My "dream system" would be able to simultaneously record up to seven signals (from wherever) onto one or more DVRs which would all be able to play back through one TV. We'd need to be able to dump an occasional program to to a second TV but I don't see spouse spending a lot of time burning & swapping DVDs. It could be a cable or even something wireless. I just want to have the operating procedures at the lowest common denominator and a minimum of network admin hassles. Since I'm starting from scratch (and have saved plenty over the years with this old technology), price is not as much of an issue as standardization, ease of use, & reliability. We don't want latest & greatest.
Is anyone using anything even remotely similar to our current system or my dream system? Has anyone had to solve this problem yet?
As our local cable company slowly tightens the screws on analog broadcasting, I can see that we're going to be forced to pay more before (if ever) a la carte pricing kicks in. We also are facing obsolescence and I probably only have a few years left on our current system. I'm trying to look ahead a couple years to design a media system that works for us before our VHS VCRs finally quit.
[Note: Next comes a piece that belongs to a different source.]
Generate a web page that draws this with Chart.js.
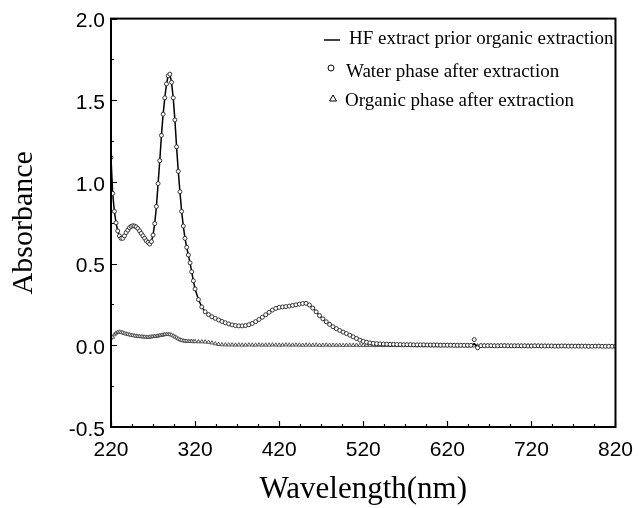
<!DOCTYPE html>
<html><head><meta charset="utf-8">
<script src="https://cdn.jsdelivr.net/npm/chart.js@4"></script>
<style>html,body{margin:0;padding:0;background:#fff;overflow:hidden;}</style>
</head><body>
<canvas id="c" width="644" height="508"></canvas>
<script>
const wavelengths = [
220,222,224,226,228,230,232,234,236,238,240,242,244,246,248,250,252,254,256,258,
260,262,264,266,268,270,272,274,276,278,280,282,284,286,288,290,292,294,296,298,
300,302,304,306,308,310,312,314,316,318,320,
324,328,332,336,340,344,348,352,356,360,364,368,372,376,380,384,388,392,396,400,
404,408,412,416,420,424,428,432,436,440,444,448,452,456,460,464,468,472,476,480,
484,488,492,496,500,504,508,512,516,520,
524,528,532,536,540,544,548,552,556,560,
564,568,572,576,580,584,588,592,596,600,
604,608,612,616,620,624,628,632,636,640,
644,648,652,656,660,664,668,672,676,680,
684,688,692,696,700,704,708,712,716,720,
724,728,732,736,740,744,748,752,756,760,
764,768,772,776,780,784,788,792,796,800,
804,808,812,816,820
];
const hfExtract = [
1.15,0.93,0.82,0.75,0.70,0.67,0.655,0.655,0.67,0.69,0.705,0.72,0.728,0.732,0.73,0.725,0.715,0.70,0.685,0.67,
0.655,0.64,0.63,0.62,0.635,0.675,0.745,0.85,0.99,1.13,1.285,1.415,1.515,1.60,1.65,1.66,1.61,1.515,1.38,1.215,
1.065,0.94,0.82,0.73,0.655,0.60,0.553,0.505,0.45,0.395,0.345,
0.28,0.235,0.205,0.188,0.175,0.165,0.155,0.146,0.138,0.131,0.125,0.121,0.119,0.119,0.121,0.126,0.134,0.145,0.158,0.172,
0.187,0.202,0.216,0.226,0.232,0.235,0.237,0.24,0.244,0.248,0.252,0.256,0.257,0.247,0.228,0.205,0.182,0.162,0.144,0.128,
0.114,0.102,0.091,0.081,0.072,0.062,0.052,0.042,0.032,0.024,
0.019,0.015,0.012,0.010,0.009,0.008,0.007,0.006,0.006,0.005,
0.005,0.004,0.004,0.004,0.003,0.003,0.003,0.003,0.002,0.002,
0.002,0.002,0.001,0.001,0.001,0.001,0.000,0.000,0.000,0.000,
0.000,0.000,0.010,-0.008,-0.002,-0.002,-0.002,-0.002,-0.003,-0.003,
-0.002,-0.002,-0.003,-0.003,-0.003,-0.003,-0.003,-0.003,-0.004,-0.004,
-0.003,-0.003,-0.004,-0.004,-0.004,-0.004,-0.005,-0.005,-0.004,-0.004,
-0.005,-0.005,-0.005,-0.005,-0.005,-0.005,-0.006,-0.006,-0.005,-0.005,
-0.006,-0.006,-0.006,-0.006,-0.006
];
const waterPhase = [
1.15,0.93,0.82,0.75,0.70,0.67,0.655,0.655,0.67,0.69,0.705,0.72,0.728,0.732,0.73,0.725,0.715,0.70,0.685,0.67,
0.655,0.64,0.63,0.62,0.635,0.675,0.745,0.85,0.99,1.13,1.285,1.415,1.515,1.60,1.65,1.66,1.61,1.515,1.38,1.215,
1.065,0.94,0.82,0.73,0.655,0.60,0.553,0.505,0.45,0.395,0.345,
0.28,0.235,0.205,0.188,0.175,0.165,0.155,0.146,0.138,0.131,0.125,0.121,0.119,0.119,0.121,0.126,0.134,0.145,0.158,0.172,
0.187,0.202,0.216,0.226,0.232,0.235,0.237,0.24,0.244,0.248,0.252,0.256,0.257,0.247,0.228,0.205,0.182,0.162,0.144,0.128,
0.114,0.102,0.091,0.081,0.072,0.062,0.052,0.042,0.032,0.024,
0.019,0.015,0.012,0.010,0.009,0.008,0.007,0.006,0.006,0.005,
0.005,0.004,0.004,0.004,0.003,0.003,0.003,0.003,0.002,0.002,
0.002,0.002,0.001,0.001,0.001,0.001,0.000,0.000,0.000,0.000,
0.000,0.000,0.035,-0.015,-0.002,-0.002,-0.002,-0.002,-0.003,-0.003,
-0.002,-0.002,-0.003,-0.003,-0.003,-0.003,-0.003,-0.003,-0.004,-0.004,
-0.003,-0.003,-0.004,-0.004,-0.004,-0.004,-0.005,-0.005,-0.004,-0.004,
-0.005,-0.005,-0.005,-0.005,-0.005,-0.005,-0.006,-0.006,-0.005,-0.005,
-0.006,-0.006,-0.006,-0.006,-0.006
];
const organicPhase = [
0.045,0.05,0.065,0.075,0.08,0.082,0.08,0.077,0.073,0.07,0.067,0.065,0.062,0.06,0.058,0.057,0.055,0.054,0.053,0.052,
0.051,0.05,0.05,0.051,0.052,0.054,0.055,0.056,0.058,0.06,0.062,0.064,0.066,0.067,0.067,0.066,0.063,0.058,0.052,0.046,
0.04,0.035,0.031,0.028,0.026,0.025,0.024,0.024,0.024,0.023,0.023,
0.022,0.022,0.021,0.019,0.015,0.010,0.006,0.004,0.003,0.003,0.003,0.002,0.003,0.002,0.002,0.003,0.002,0.002,0.003,0.002,
0.002,0.002,0.003,0.002,0.002,0.002,0.003,0.002,0.002,0.002,0.002,0.001,0.002,0.002,0.001,0.002,0.001,0.001,0.002,0.001,
0.001,0.001,0.001,0.000,0.001,0.001,0.000,0.001,0.000,0.000,
0.000,0.000,0.000,-0.001,0.000,-0.001,0.000,-0.001,-0.001,-0.001,
-0.001,-0.001,-0.001,-0.001,-0.001,-0.002,-0.001,-0.002,-0.001,-0.002,
-0.002,-0.002,-0.002,-0.002,-0.002,-0.002,-0.002,-0.003,-0.002,-0.002,
-0.003,-0.002,-0.003,-0.003,-0.003,-0.003,-0.003,-0.003,-0.003,-0.003,
-0.004,-0.003,-0.003,-0.004,-0.004,-0.004,-0.004,-0.004,-0.004,-0.004,
-0.004,-0.005,-0.004,-0.004,-0.005,-0.005,-0.005,-0.005,-0.005,-0.005,
-0.005,-0.005,-0.006,-0.005,-0.005,-0.006,-0.005,-0.006,-0.006,-0.006,
-0.006,-0.006,-0.006,-0.006,-0.006
];
const xTicks = [220,320,420,520,620,720,820];
const yTicks = [-0.5,0.0,0.5,1.0,1.5,2.0];
const seriesNames = ['HF extract prior organic extraction','Water phase after extraction','Organic phase after extraction'];
const axisTitles = {x:'Wavelength(nm)', y:'Absorbance'};

const toPts = arr => wavelengths.map((w,i)=>({x:w,y:arr[i]}));

const framePlugin = {
  id:'frame',
  afterDatasetsDraw(chart){
    const {ctx, chartArea:a, scales:{x,y}} = chart;
    ctx.save();
    ctx.strokeStyle='#000';
    ctx.lineWidth=1.2;
    ctx.beginPath();
    for(let v=-0.5; v<=2.0001; v+=0.25){
      const py=Math.round(y.getPixelForValue(v))+0.5;
      const major = Math.abs(v*2-Math.round(v*2))<1e-6;
      const len = major?6:3;
      ctx.moveTo(a.left,py); ctx.lineTo(a.left+len,py);
    }
    for(let v=220; v<=820; v+=25){
      const px=Math.round(x.getPixelForValue(v))+0.5;
      const major = (v-220)%100===0;
      const len = major?6:3;
      ctx.moveTo(px,a.bottom); ctx.lineTo(px,a.bottom-len);
    }
    ctx.stroke();
    ctx.lineWidth=2;
    ctx.strokeRect(a.left,a.top,a.right-a.left,a.bottom-a.top);
    ctx.fillStyle='#000';
    ctx.font='19px "Liberation Serif"';
    ctx.textBaseline='middle';
    ctx.textAlign='left';
    ctx.lineWidth=1.5;
    ctx.beginPath(); ctx.moveTo(324,40); ctx.lineTo(340,40); ctx.stroke();
    ctx.fillText(seriesNames[0],349,39);
    ctx.lineWidth=1;
    ctx.beginPath(); ctx.arc(331,68,3,0,Math.PI*2); ctx.stroke();
    ctx.fillText(seriesNames[1],346,72);
    ctx.beginPath(); ctx.moveTo(333,95); ctx.lineTo(336.5,101); ctx.lineTo(329.5,101); ctx.closePath(); ctx.stroke();
    ctx.fillText(seriesNames[2],345,101);
    ctx.restore();
  }
};

new Chart(document.getElementById('c'), {
  type:'scatter',
  data:{datasets:[
    {label:seriesNames[1], data:toPts(waterPhase), showLine:false, pointStyle:'circle', pointRadius:2, pointBorderWidth:0.9,
     pointBorderColor:'#222', pointBackgroundColor:'#fff'},
    {label:seriesNames[0], data:toPts(hfExtract), showLine:true, pointRadius:0, borderColor:'#000', borderWidth:1.5, tension:0},
    {label:seriesNames[2], data:toPts(organicPhase), showLine:false, pointStyle:'triangle', pointRadius:2.2, pointBorderWidth:0.9,
     pointBorderColor:'#444', pointBackgroundColor:'#fff'}
  ]},
  options:{
    responsive:false, animation:false, devicePixelRatio:1,
    layout:{padding:{left:0,right:21,top:14,bottom:0}},
    plugins:{legend:{display:false}, tooltip:{enabled:false}},
    scales:{
      x:{type:'linear', min:220, max:820,
         afterBuildTicks(s){ s.ticks = xTicks.map(v=>({value:v})); },
         afterFit(s){ s.height=81; },
         grid:{display:false, drawTicks:false}, border:{display:false},
         ticks:{color:'#000', font:{family:'"Liberation Sans"', size:21}, padding:11, maxRotation:0, autoSkip:false,
                callback:v=>String(v)},
         title:{display:true, text:axisTitles.x, color:'#000', font:{family:'"Liberation Serif"', size:31}, padding:{top:0,bottom:0}}
      },
      y:{type:'linear', min:-0.5, max:2.0,
         afterBuildTicks(s){ s.ticks = yTicks.map(v=>({value:v})); },
         afterFit(s){ s.width=111; },
         grid:{display:false, drawTicks:false}, border:{display:false},
         ticks:{color:'#000', font:{family:'"Liberation Sans"', size:21}, padding:6, labelOffset:3, autoSkip:false,
                callback:v=>Number(v).toFixed(1)},
         title:{display:true, text:axisTitles.y, color:'#000', font:{family:'"Liberation Serif"', size:30}, padding:{top:6,bottom:0}}
      }
    }
  },
  plugins:[framePlugin]
});
</script>
</body></html>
Keep in mind that I don't watch TV. Spouse & kid watch their fair share but when I'm on my own I don't even turn on the set. I view a couple PBS documentaries or DVD movies a year but it's very hard for me to sit still and watch from beginning to end. I know what's out there because I'm in charge of recording it, but I haven't watched a complete TV show since "Star Trek: Enterprise" went off the air. Our kid has her Netflix subscription but we grownups don't watch many movies and we've never seen a scene from "The Sopranos." Spouse doesn't even have a DVD player hooked up to the main TV.
Today we're paying $47.55/month for local broadcast channels and the "Standard" cable lineup. No set-top box or premium channels. The only reason we're not at the "Basic" pricing level is HGTV and a smattering of other popular teenager channels like Disney, ABC Family, MTV/VH1, and an occasional ESPN. So our incentive to change would have to beat a monthly fee of, say, $75.
I split that cable signal among a TV, a TV/VCR, and five more VHS VCRs. (The TVs are 21" & 32" CRTs without HD capability.) I have a sixth VCR on the reserve stack but it's not connected to the signal. This system records approximately 10 hours per day which spouse fast-forwards through one of the five VCRs for the actual 90 minutes of content that she's interested in watching. Spouse listens through headphones plugged into a 1990s receiver, or we route the audio through a pair of 1983-vintage stereo speakers. We tape anytime something's on, day or night, and sometimes as much as eight hours at a stretch. On a "normal" day I'll have three VCRs running during the 7-9 PM primetime slots. A "max peak" day (every few months) will tie up five VCRs. Two decades of evolution is not pretty but it's functional, robust, and easy to maintain. I have a couple hundred blank VHS tapes but I'm having a heckuva time finding replacement VCRs & remote controls, and that's going to be a show-stopper (literally!) in about five years.
I have a VHF antenna in our attic that receives all the local broadcast (analog) signals, most of them better than cable, so until they go off the air I won't need a service to give me "local" programs.
My "dream system" would be able to simultaneously record up to seven signals (from wherever) onto one or more DVRs which would all be able to play back through one TV. We'd need to be able to dump an occasional program to to a second TV but I don't see spouse spending a lot of time burning & swapping DVDs. It could be a cable or even something wireless. I just want to have the operating procedures at the lowest common denominator and a minimum of network admin hassles. Since I'm starting from scratch (and have saved plenty over the years with this old technology), price is not as much of an issue as standardization, ease of use, & reliability. We don't want latest & greatest.
Is anyone using anything even remotely similar to our current system or my dream system? Has anyone had to solve this problem yet?